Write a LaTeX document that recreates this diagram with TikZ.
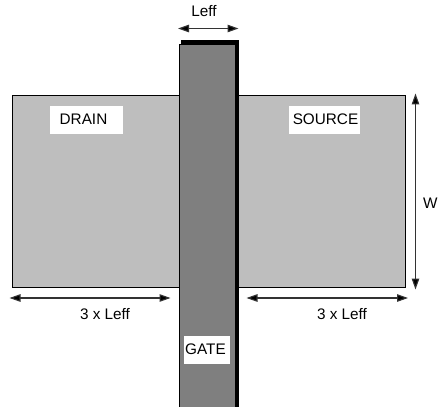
\documentclass[tikz,border=0pt]{standalone}
\usepackage{fontspec}
\setmainfont{Liberation Sans}
\usetikzlibrary{arrows.meta}
\definecolor{diffgray}{HTML}{BEBEBE}
\definecolor{gategray}{HTML}{7F7F7F}
\tikzset{
  region/.style={draw=black,line width=1pt,fill=diffgray},
  gatebody/.style={draw=black,line width=1pt,fill=gategray},
  shadowbar/.style={fill=black,draw=none},
  dim/.style={draw=black!80,line width=1.1pt,{Triangle[length=11pt,width=7.5pt,fill=black]}-{Triangle[length=11pt,width=7.5pt,fill=black]}},
  lbl/.style={font=\fontsize{15.3}{17}\selectfont,text=black,inner sep=0pt,anchor=center},
  boxed/.style={lbl,fill=white,minimum height=28pt}
}
\begin{document}
\begin{tikzpicture}[x=1pt,y=-1pt]
\useasboundingbox (0,0) rectangle (438,406);
\clip (0,0) rectangle (438,406);
\fill[white] (0,0) rectangle (438,406);
\draw[region] (12.5,96) rectangle (405.5,287.5);
\fill[shadowbar] (181,40.5) rectangle (239,407);
\draw[gatebody] (179.2,44.5) rectangle (235.5,408);
\node[boxed,minimum width=73pt] (drain) at (86.5,120) {\raisebox{1pt}{DRAIN}\kern6pt};
\node[boxed,minimum width=71pt] (source) at (324.5,120) {\kern2pt\raisebox{1pt}{SOURCE}};
\node[boxed,minimum width=46pt] (gate) at (207,350) {\raisebox{1pt}{GATE}\kern3pt};
\node[lbl] (leff) at (204,11.5) {Leff};
\node[lbl] (leffl) at (105,314.5) {3 x Leff};
\node[lbl] (leffr) at (342,314.5) {3 x Leff};
\node[lbl,anchor=east] (w) at (437.8,203) {W};
\coordinate (a1) at (178,28.5); \coordinate (a2) at (238.5,28.5);
\coordinate (b1) at (9.5,298); \coordinate (b2) at (170.5,298);
\coordinate (c1) at (246.5,298); \coordinate (c2) at (408,298);
\coordinate (d1) at (415.5,93.5); \coordinate (d2) at (415.5,289.5);
\draw[dim] (a1) -- (a2);
\draw[dim] (b1) -- (b2);
\draw[dim] (c1) -- (c2);
\draw[dim] (d1) -- (d2);
\end{tikzpicture}
\end{document}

───

__The exercise__. Using the material above, set down every line exactly, but skip the pictures.

__The reply__.
Write a LaTeX document that recreates this diagram with TikZ.
\documentclass[tikz,border=0pt]{standalone}
\usepackage{fontspec}
\setmainfont{Liberation Sans}
\usetikzlibrary{arrows.meta}
\definecolor{diffgray}{HTML}{BEBEBE}
\definecolor{gategray}{HTML}{7F7F7F}
\tikzset{
  region/.style={draw=black,line width=1pt,fill=diffgray},
  gatebody/.style={draw=black,line width=1pt,fill=gategray},
  shadowbar/.style={fill=black,draw=none},
  dim/.style={draw=black!80,line width=1.1pt,{Triangle[length=11pt,width=7.5pt,fill=black]}-{Triangle[length=11pt,width=7.5pt,fill=black]}},
  lbl/.style={font=\fontsize{15.3}{17}\selectfont,text=black,inner sep=0pt,anchor=center},
  boxed/.style={lbl,fill=white,minimum height=28pt}
}
\begin{document}
\begin{tikzpicture}[x=1pt,y=-1pt]
\useasboundingbox (0,0) rectangle (438,406);
\clip (0,0) rectangle (438,406);
\fill[white] (0,0) rectangle (438,406);
\draw[region] (12.5,96) rectangle (405.5,287.5);
\fill[shadowbar] (181,40.5) rectangle (239,407);
\draw[gatebody] (179.2,44.5) rectangle (235.5,408);
\node[boxed,minimum width=73pt] (drain) at (86.5,120) {\raisebox{1pt}{DRAIN}\kern6pt};
\node[boxed,minimum width=71pt] (source) at (324.5,120) {\kern2pt\raisebox{1pt}{SOURCE}};
\node[boxed,minimum width=46pt] (gate) at (207,350) {\raisebox{1pt}{GATE}\kern3pt};
\node[lbl] (leff) at (204,11.5) {Leff};
\node[lbl] (leffl) at (105,314.5) {3 x Leff};
\node[lbl] (leffr) at (342,314.5) {3 x Leff};
\node[lbl,anchor=east] (w) at (437.8,203) {W};
\coordinate (a1) at (178,28.5); \coordinate (a2) at (238.5,28.5);
\coordinate (b1) at (9.5,298); \coordinate (b2) at (170.5,298);
\coordinate (c1) at (246.5,298); \coordinate (c2) at (408,298);
\coordinate (d1) at (415.5,93.5); \coordinate (d2) at (415.5,289.5);
\draw[dim] (a1) -- (a2);
\draw[dim] (b1) -- (b2);
\draw[dim] (c1) -- (c2);
\draw[dim] (d1) -- (d2);
\end{tikzpicture}
\end{document}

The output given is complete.